Zuckerberg also confirmed that Meta would continue to slash hiring as it deals with slowing revenue growth.
“Some teams will grow meaningfully but most other teams will stay flat or shrink over the next year. In aggregate, we expect to end 2023 as either roughly the same size or even a slightly smaller organization than we are today”, he said.
Zuckerberg concluded, “There’s a difference between something being experimental and not knowing how good it’s going to end up being,” Zuckerberg responded. “The metaverse work is a longer term set of efforts that we’re working on. But, I don’t know, I think that is going to end up working too.
A race towards success
With this in mind, one can notice the importance of the Metaverse and how all tech giants are racing to get a piece of the pie. There is no doubt that once integrated into our lives, the Metaverse will offer infinite opportunities that will facilitate tasks each and every human fulfill on the daily.
Therefore, it is very impressive to know that with all the losses that the company has been enduring, it is still willing to invest even more in this space, for it is clear that this is nothing but a glimpse of the future world we are going to be part of.
It is also important to note that big corporations are spending billions on the development of the Metaverse, knowing that it is still far from done, for they are the key players that will end up taking over the market and owning most of its shares.
In fact, unlike a startup waiting around the corner, tech giants like Google and Meta are the ones that will eventually take the leap and execute the corporate switch to the Metaverse.
This is why, Zuckerberg is keen on advancing in this space even though the company is losing money at the moment. However, by doing so, Meta will most probably own a big share in the market once everything is in place.
Meta vs. its competitors
With the immense capital that Meta owns, and most importantly, the user data analytics and behavioral data that it’s been collecting for years, one can say that it has a huge advantage over other companies that are developing the Metaverse.
In fact, data from DappRadar suggests that metaverse platforms Decentraland and The Sandbox each have fewer than 1,000 “daily active” users, despite $1 their billion valuations. However, the platforms say these numbers don’t tell the full story.

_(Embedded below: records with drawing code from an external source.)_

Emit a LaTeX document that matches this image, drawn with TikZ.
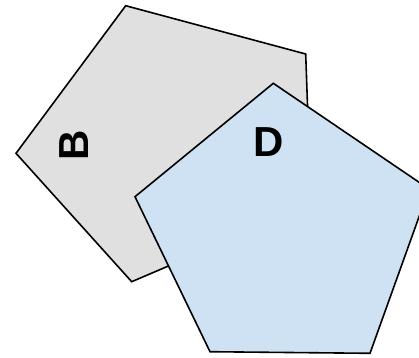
\documentclass[tikz,border=0pt]{standalone}
\usepackage{fontspec}
\setmainfont{Liberation Sans}
\usepackage{xcolor}
\definecolor{facegray}{HTML}{E0E0E0}
\definecolor{faceblue}{HTML}{CFE2F3}

\begin{document}
\begin{tikzpicture}[
  x=1pt, y=-1pt,
  face/.style={draw=black, line width=1.6pt, line join=miter},
  letter/.style={font=\fontsize{42}{42}\selectfont\bfseries, inner sep=0pt}
]
\useasboundingbox (0,0) rectangle (419,357);
\clip (0,0) rectangle (419,357);

% gray pentagon (behind)
\draw[face, fill=facegray] (125.7,5.7) -- (305.7,54) -- (311,205) -- (131.7,281.7) -- (16,153.3) -- cycle;
\node[letter, rotate=90] (lblB) at (73.8,145.5) {B};

% blue pentagon (front)
\draw[face, fill=faceblue] (273.3,83.3) -- (429,189) -- (370,353.3) -- (210,351.7) -- (135,196.7) -- cycle;
\node[letter] (lblD) at (269,142) {D};

\end{tikzpicture}
\end{document}
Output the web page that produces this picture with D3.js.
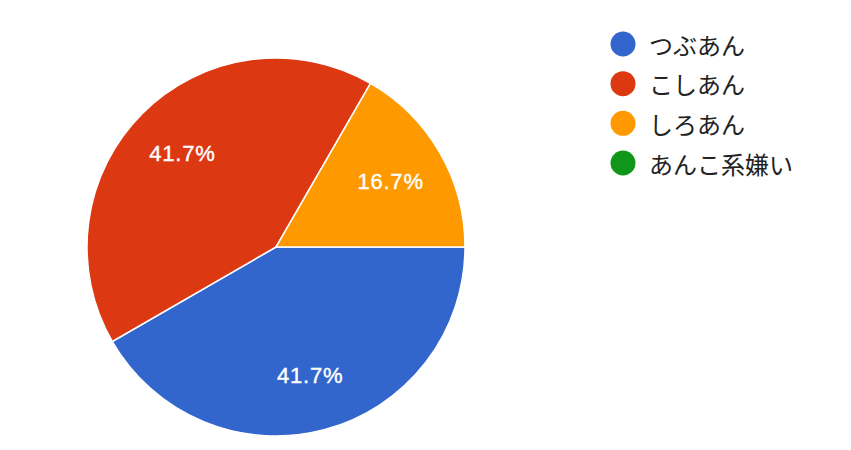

Whether it is true or not, there is no doubt that the Meta is a big name, thanks to the social empire it has been associated with. For this reason, its chances of survival and success are much higher, as it already has more value than other Metaverses. This leads us to an important question: Are Metaverses such as Sandbox and Decentraland capable of competing with these giants? And do they truly have the financial capability to do so?
It is important to note that it’s been just over a year since social media giant Facebook rebranded as Meta at the Facebook Connect conference on Oct. 28, 2021.
The name change reflected the company’s growing ambitions to transcend past social media and into the world of Web3, crypto, nonfungible tokens (NFTs), and the metaverse — virtual worlds where consumers are likely to spend more of their time for both work and play.